Approaching the task of choosing a wedding photographer can seem overwhelming. There are SO MANY options! Dark and moody or light and bright? Do I need a team or will one shooter suffice? Does it matter if the photographer shoots digital or film?
Let me help you! We'll wade through the sea of options (like the graceful goddess you are) with three steps that gradually narrow your list.
1. Make an initial list of photographers you like and view several of their REAL WEDDING galleries.
If you can't find galleries on their website, contact them and they'll probably be able to send you some gallery links to view.
Viewing real wedding galleries, especially galleries of weddings similar to what you're planning will give you a realistic idea of what your own photos will look like.
During this process consider how their style FITS with your own wedding them, because these two things should work together, not against one another.
It's also important to not rely solely on social media to form an opinion about each photographer, because our Instagram feeds and other social media is curated to fit a certain theme and color palette. When you view real wedding galleries, you will be able to see how their quality and tone carries across different weddings, venues and colors. Is their style clean and classic? Dark and moody? Adventurous? Bright and colorful? Playful? True to life? Dramatic? Artistic? Balanced and orderly? Funky? What draws you to this photographer?
Keep on your list only the photographers whose work you love and whose style FITS with your plans. (This is your opinion so don't overthink it!)
2. Create your wedding budget. Then let potential photographers know exactly how much money you have to work with so they can give you specifics on what they can offer in that range.
The average percentage brides spend on photography is 12% according to Wedding Wire. But you can move that up or down quite a bit depending on what kind of wedding you are planning and what you value most. (I had a small, shorter wedding and spent 20% on photography).
Every photographer has a unique way of pricing and may offer different things. By asking them to tell you exactly what they can offer in your price range, you will immediately be able to compare your candidates in a specific way.
As you consider your options, pay attention to the following questions:
How many hours of coverage? How many images will I get? How many photographers? What is the turnaround time? What are the deliverables - online gallery, USB, albums, etc? Is there a complimentary engagement or bridal shoot?
• 2nd and 3rd shooters are nice but not always necessary. Additional shooters are most helpful if getting lots of candid shots are important to you OR if you definitely know there will be two events happening at the same time you'd like photographed.

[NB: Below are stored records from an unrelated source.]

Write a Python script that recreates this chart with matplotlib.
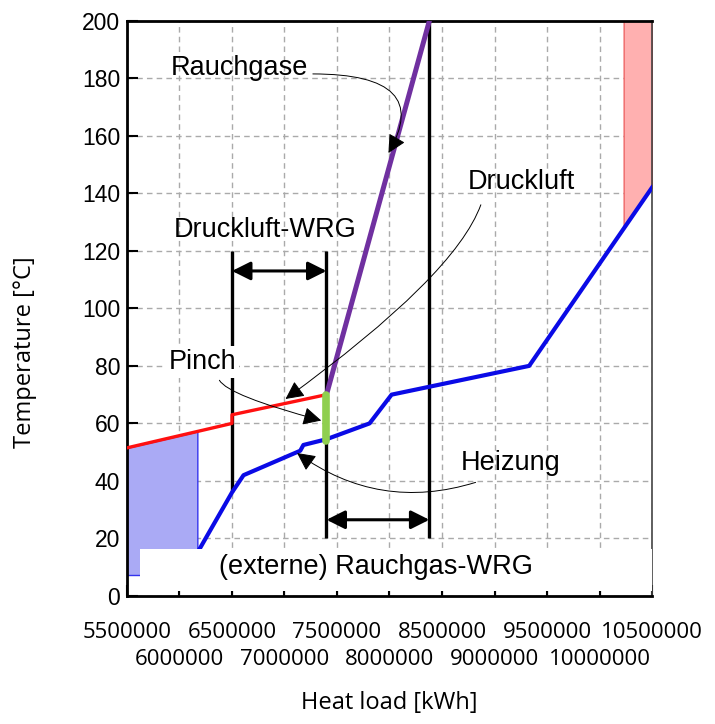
import matplotlib
matplotlib.use("Agg")
import matplotlib.pyplot as plt
import numpy as np

# composite curves
hot_x = [5500000, 6500000, 6500000, 7400000]          # Druckluft (red)
hot_y = [51.5, 60, 63, 70]
flue_x = [7400000, 8380000]                            # Rauchgase (purple)
flue_y = [70, 200]
pinch_x = [7400000, 7400000]                           # pinch (green)
pinch_y = [54, 70]
cold_x = [6170000, 6500000, 6610000, 7150000, 7180000, 7400000,
          7810000, 8020000, 9330000, 10500000]         # Heizung (blue)
cold_y = [15, 36, 42, 50.5, 52.5, 54.5, 60, 70, 80, 142]

xticks_row1 = [5500000, 6500000, 7500000, 8500000, 9500000, 10500000]
xticks_row2 = [6000000, 7000000, 8000000, 9000000, 10000000]
yticks = list(range(0, 201, 20))

annot_font = "Liberation Sans"
tick_font = "Open Sans"

fig = plt.figure(figsize=(7.15, 7.24), dpi=100)
ax = fig.add_axes([0.1776, 0.1768, 0.7343, 0.7946])

ax.set_xlim(5500000, 10500000)
ax.set_ylim(0, 200)

# shaded regions
fx = np.linspace(5500000, 6170000, 20)
ax.fill_between(fx, 7.3, np.interp(fx, hot_x[:2], hot_y[:2]),
                color="#aaaaf5", edgecolor="#3333ee", linewidth=1, zorder=2)
rx = np.linspace(10230000, 10500000, 20)
ax.fill_between(rx, np.interp(rx, cold_x, cold_y), 200,
                color="#ffb0b0", edgecolor="#ee6666", linewidth=1, zorder=2)

# curves
ax.plot(hot_x, hot_y, color="#ff1010", lw=2.4, zorder=4)
ax.plot(cold_x, cold_y, color="#0a0ae6", lw=3.0, zorder=4)
ax.plot(flue_x, flue_y, color="#7030a0", lw=3.6, zorder=5)
ax.plot(pinch_x, pinch_y, color="#8fcf4f", lw=5.5, solid_capstyle="round", zorder=6)

# vertical limit lines
ax.vlines([6500000, 7400000, 8380000], [36, 20, 20], [120, 120, 200],
          color="black", lw=2.4, zorder=3)

# dimension arrows
dim = dict(arrowstyle="<|-|>", lw=2.2, color="black", mutation_scale=28,
           shrinkA=0, shrinkB=0)
ax.annotate("", xy=(7400000, 113), xytext=(6500000, 113), arrowprops=dim, zorder=7)
ax.annotate("", xy=(8380000, 26.5), xytext=(7400000, 26.5), arrowprops=dim, zorder=7)

# white box under bottom label
ax.fill_between([5620000, 10500000], 1.8, 16.5, color="white", lw=0, zorder=8)
ax.text(7870000, 10.1, "(externe) Rauchgas-WRG", fontsize=19.5, family=annot_font,
        ha="center", va="center", zorder=9)

# labels with curved leader arrows
lead = dict(arrowstyle="-|>", lw=0.7, color="black", mutation_scale=28,
            shrinkA=0, shrinkB=0)
ax.text(6570000, 183.5, "Rauchgase", fontsize=19.5, family=annot_font,
        ha="center", va="center", zorder=9)
ax.annotate("", xy=(7990000, 154), xytext=(7270000, 181.5),
            arrowprops=dict(lead, connectionstyle="angle3,angleA=0,angleB=60"), zorder=9)

ax.text(6820000, 127.3, "Druckluft-WRG", fontsize=19.5, family=annot_font,
        ha="center", va="center", zorder=9)

ax.text(9260000, 144, "Druckluft", fontsize=19.5, family=annot_font,
        ha="center", va="center", zorder=9)
ax.annotate("", xy=(7010000, 68.5), xytext=(8870000, 136),
            arrowprops=dict(lead, connectionstyle="angle3,angleA=-110,angleB=36"), zorder=9)

ax.text(6220000, 81.4, "Pinch", fontsize=19.5, family=annot_font,
        ha="center", va="center", zorder=9,
        bbox=dict(facecolor="white", edgecolor="none", pad=2))
ax.annotate("", xy=(7350000, 61), xytext=(6380000, 75),
            arrowprops=dict(lead, connectionstyle="angle3,angleA=-60,angleB=165"), zorder=9)

ax.text(9150000, 46.3, "Heizung", fontsize=19.5, family=annot_font,
        ha="center", va="center", zorder=9)
ax.annotate("", xy=(7120000, 49.7), xytext=(8820000, 39.5),
            arrowprops=dict(lead, connectionstyle="arc3,rad=-0.25"), zorder=9)

# axes styling: x tick labels staggered in two rows
ax.set_xticks(xticks_row1)
ax.set_xticklabels([str(v) for v in xticks_row1], family=tick_font, fontsize=16)
ax.set_xticks(xticks_row2, minor=True)
ax.set_xticklabels([str(v) for v in xticks_row2], minor=True, family=tick_font, fontsize=16)
ax.set_yticks(yticks)
ax.set_yticklabels([str(v) for v in yticks], family=annot_font, fontsize=16.5)
ax.tick_params(which="both", direction="in", length=8, width=1.5)
ax.tick_params(axis="x", which="major", pad=19)
ax.tick_params(axis="x", which="minor", pad=38)
ax.tick_params(axis="y", pad=5)
ax.grid(True, which="both", color="#aaaaaa", linestyle=(0, (4, 3)), linewidth=1.0)
ax.set_axisbelow(True)
for s in ["left", "bottom", "top"]:
    ax.spines[s].set_linewidth(2)
ax.spines["right"].set_linewidth(1.2)
ax.spines["right"].set_color("#444444")

ax.set_xlabel("Heat load [kWh]", family=tick_font, fontsize=17, labelpad=16)
ax.xaxis.set_label_coords(0.5, -0.165)
ax.set_ylabel("Temperature [°C]", family=tick_font, fontsize=17)
ax.yaxis.set_label_coords(-0.171, 0.424)

fig.savefig("out.png", dpi=100)
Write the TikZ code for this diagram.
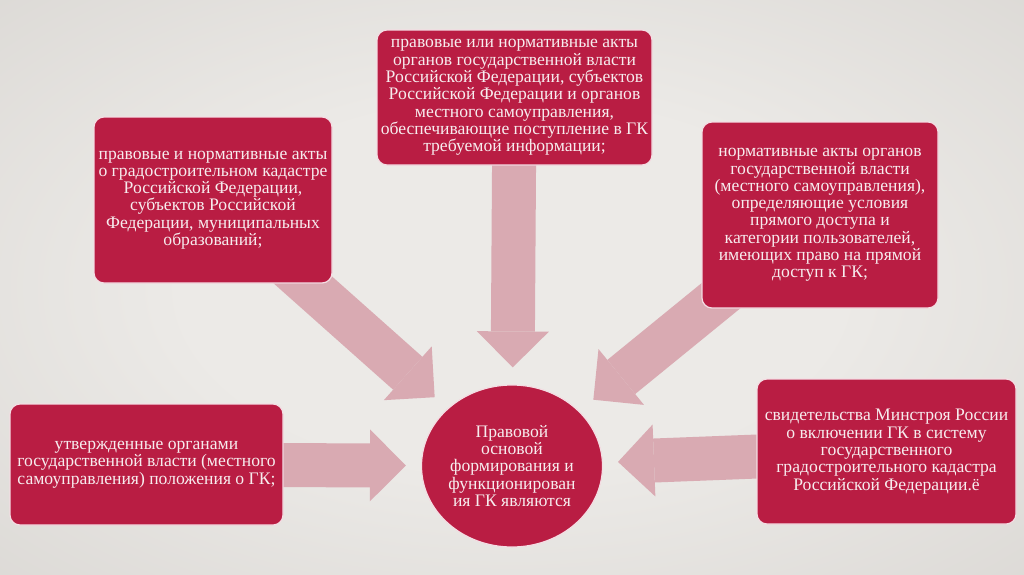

• Practically speaking, it doesn't matter if the photographer shoots film or digital or a hybrid of the two - the experience on your end will be the same. Digital photos can be edited to match the exact look of film if you like that look (which just goes back to Step 1 - Style). In both cases digital files may be available depending on your photographer's deliverables. One minor difference is that the turnaround time for film may be slightly longer.
• If you have a very small budget, I'd recommend hiring a better photographer for a smaller amount of time (maybe 3 or 4 hours instead of 6 or 7 with a lesser photographer). Then communicate really clearly about your priorities for the time he/she will be there.
3. Meet with your top 2 or 3 choices in person.
Use this time to ask the photographer all your questions, tell them about your wedding details, and view his/her prints IN PERSON.
Before your meeting, ask the photographer to please bring sample albums or prints. In my opinion, viewing some of the photographer's printed work in person will tell you everything you need to know about the overall quality of his/her work regardless of their prices or any other factor.
This is important whether you're hiring a low-cost newbie or a luxury photographer.
This is a subject I could go into a lot of detail on, but suffice it to say, the only way to be sure your pictures will print well is to see them in person. That's because images that look good on screen and images that look good printed are not the same thing! Special steps must be taken on the part of the photographer to ensure their screen is calibrated as they're editing. This is NOT a minor issue. It can mean the difference between being overjoyed or being devastated when you see your pictures. When you view the photographer's work in person, consider the overall tones and colors you see, the quality of the products, and the sharpness of the photos. If it looks good to you, then that's what matters most.
That's it! I hope you learned something helpful in this post that will make your planning more enjoyable, and give you more confidence in making a decision.
At the end of the day, choosing a photographer is a highly subjective, personal thing. The most important thing is that YOU like them and that YOU like their images and their products. It doesn't need to be more complicated than that!